Although Minister of Transportation and Infrastructure Blair Lekstrom was in West Kelowna to primarily speak about the land swap issue on Tuesday, DWK council took advantage of the opportunity to ask him about other issues as well.
Mayor Doug Findlater told the minister that the town centre couplet is a major concern of the community.
“We basically have two highways, a block apart, running through a business district. It’s very difficult to do business in that area with trucks screaming by. In fact, it’s hard to stand on a sidewalk and have a conversation with someone else in that particular area,” said Findlater.
“We know we have to bring that area back; it’s something we’ve studied and looked at extensively.”
Findlater said that the conceptual proposal is to make Dobbin Road a four-lane highway.
“We would like to have a real engagement with the ministry in terms of the potential relocation of the couplet. We think there’s a corridor issue there as well. There may be ways to move traffic through that area more efficiently.”
Lekstrom said that the ministry is committed to working with the DWK to help resolve the couplet issue.
“I think a lot of discussion has to go on to find out what’s going to work for both the Province and yourselves, but there has been some discussion already on that issue: The recognition is there,” said Lekstrom.
Coun. Bryden Winsby reiterated the importance of getting the ball rolling on the couplet plan.
“As you’re probably aware, the couplet itself is fundamental to whatever the community decides to do with the revitalization of our downtown area,” said Winsby.

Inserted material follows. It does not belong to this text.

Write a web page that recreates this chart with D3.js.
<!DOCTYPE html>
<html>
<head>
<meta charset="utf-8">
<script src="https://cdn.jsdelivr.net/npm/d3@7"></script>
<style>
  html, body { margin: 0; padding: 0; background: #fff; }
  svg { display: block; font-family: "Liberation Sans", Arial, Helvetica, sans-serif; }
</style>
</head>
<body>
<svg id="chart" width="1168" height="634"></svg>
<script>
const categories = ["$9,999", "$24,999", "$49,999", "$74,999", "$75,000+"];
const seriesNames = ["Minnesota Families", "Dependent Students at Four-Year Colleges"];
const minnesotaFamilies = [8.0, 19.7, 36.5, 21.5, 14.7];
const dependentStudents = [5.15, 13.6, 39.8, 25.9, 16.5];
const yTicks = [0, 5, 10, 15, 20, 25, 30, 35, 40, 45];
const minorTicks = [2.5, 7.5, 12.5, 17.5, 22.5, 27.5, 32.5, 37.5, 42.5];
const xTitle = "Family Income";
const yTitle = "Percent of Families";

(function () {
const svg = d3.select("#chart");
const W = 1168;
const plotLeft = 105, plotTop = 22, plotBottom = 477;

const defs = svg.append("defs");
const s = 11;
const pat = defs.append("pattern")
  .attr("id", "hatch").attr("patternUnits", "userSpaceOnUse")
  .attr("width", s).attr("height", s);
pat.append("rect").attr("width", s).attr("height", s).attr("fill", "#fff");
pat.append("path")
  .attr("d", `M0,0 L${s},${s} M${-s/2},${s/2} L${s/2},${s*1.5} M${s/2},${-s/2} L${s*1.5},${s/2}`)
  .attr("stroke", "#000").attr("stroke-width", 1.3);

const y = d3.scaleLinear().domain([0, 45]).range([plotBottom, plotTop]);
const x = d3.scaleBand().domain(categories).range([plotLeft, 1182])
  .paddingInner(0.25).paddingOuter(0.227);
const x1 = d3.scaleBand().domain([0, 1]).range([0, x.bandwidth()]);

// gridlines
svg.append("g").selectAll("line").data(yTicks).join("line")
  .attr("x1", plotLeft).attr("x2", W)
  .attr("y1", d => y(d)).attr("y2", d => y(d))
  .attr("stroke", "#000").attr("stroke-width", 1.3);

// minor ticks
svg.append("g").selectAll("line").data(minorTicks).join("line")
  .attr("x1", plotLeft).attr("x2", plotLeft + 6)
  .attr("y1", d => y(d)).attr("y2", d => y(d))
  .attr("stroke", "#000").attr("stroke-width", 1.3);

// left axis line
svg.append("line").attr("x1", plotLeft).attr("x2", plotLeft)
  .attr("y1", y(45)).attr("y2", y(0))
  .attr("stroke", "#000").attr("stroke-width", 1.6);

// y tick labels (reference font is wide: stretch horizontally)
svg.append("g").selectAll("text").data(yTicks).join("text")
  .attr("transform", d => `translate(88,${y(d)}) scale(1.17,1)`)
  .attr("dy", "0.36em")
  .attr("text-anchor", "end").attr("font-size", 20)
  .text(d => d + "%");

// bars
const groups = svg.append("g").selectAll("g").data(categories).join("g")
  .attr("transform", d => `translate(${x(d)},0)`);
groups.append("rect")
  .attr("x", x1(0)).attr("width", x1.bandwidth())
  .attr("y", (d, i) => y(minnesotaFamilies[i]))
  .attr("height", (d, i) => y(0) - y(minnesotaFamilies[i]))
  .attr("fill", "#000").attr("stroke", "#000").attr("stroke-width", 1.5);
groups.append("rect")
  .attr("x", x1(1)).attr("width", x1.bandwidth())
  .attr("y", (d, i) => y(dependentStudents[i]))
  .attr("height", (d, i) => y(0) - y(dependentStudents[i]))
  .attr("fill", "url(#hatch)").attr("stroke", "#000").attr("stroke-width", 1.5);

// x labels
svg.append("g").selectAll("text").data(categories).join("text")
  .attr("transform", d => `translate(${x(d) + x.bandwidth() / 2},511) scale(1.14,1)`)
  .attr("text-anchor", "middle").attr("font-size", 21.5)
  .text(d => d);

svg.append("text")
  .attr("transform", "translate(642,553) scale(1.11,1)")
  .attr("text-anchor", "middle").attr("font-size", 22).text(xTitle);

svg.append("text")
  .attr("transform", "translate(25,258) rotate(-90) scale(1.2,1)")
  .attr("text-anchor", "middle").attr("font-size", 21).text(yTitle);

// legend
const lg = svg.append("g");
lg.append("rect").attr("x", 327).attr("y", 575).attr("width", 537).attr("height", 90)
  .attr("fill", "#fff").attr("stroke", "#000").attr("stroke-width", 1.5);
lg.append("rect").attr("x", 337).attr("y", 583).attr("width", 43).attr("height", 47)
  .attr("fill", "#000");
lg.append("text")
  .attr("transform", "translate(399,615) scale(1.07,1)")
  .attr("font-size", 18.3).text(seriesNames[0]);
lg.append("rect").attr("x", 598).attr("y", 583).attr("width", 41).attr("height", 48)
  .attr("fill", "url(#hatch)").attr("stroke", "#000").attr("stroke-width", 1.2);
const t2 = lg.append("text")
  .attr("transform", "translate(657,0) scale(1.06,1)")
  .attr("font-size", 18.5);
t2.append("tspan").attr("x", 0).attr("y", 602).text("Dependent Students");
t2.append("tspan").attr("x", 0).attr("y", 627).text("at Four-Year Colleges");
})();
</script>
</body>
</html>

Winsby requested that the transportation minister give the district a firm time frame so that council could begin to move towards something more concrete.
Lekstrom said that he can commit staff resources to help with the planning process; however, he is not willing to guarantee that the ministry will have the money to spend three or four years down the road.
Findlater also brought up problems that have been caused since the collapse of a retaining wall at the Westside Road interchange.
He said many of the complaints have been about the diversion of traffic. Findlater also suggested putting up a temporary set of traffic lights at Nancee Way.
“It was an unfortunate failure; there’s not a lot I can add to that. It cost a tremendous amount of inconvenience,” said Lekstrom.
“The light issue is one that they have looked at. At this point, it doesn’t seem to be in the cards.”
Coun. Carol Zanon told Lekstrom that she was concerned about the safety of the flaggers at Nancee Way.
“I sure as heck wouldn’t want their job when I come by there and they have to step out into the traffic. I don’t want to see one person hurt with this,” said Zanon.
She mentioned that, if the repairs take longer than anticipated, traffic lights might be a safer option for not only flaggers, but the travelling public as well.
“If there is something that changes substantially, we would entertain that,” said Lekstrom.
“We have the best trained flaggers in the country, if not North America. The do a very professional job. We’ve got to always encourage our drivers to take that extra care.”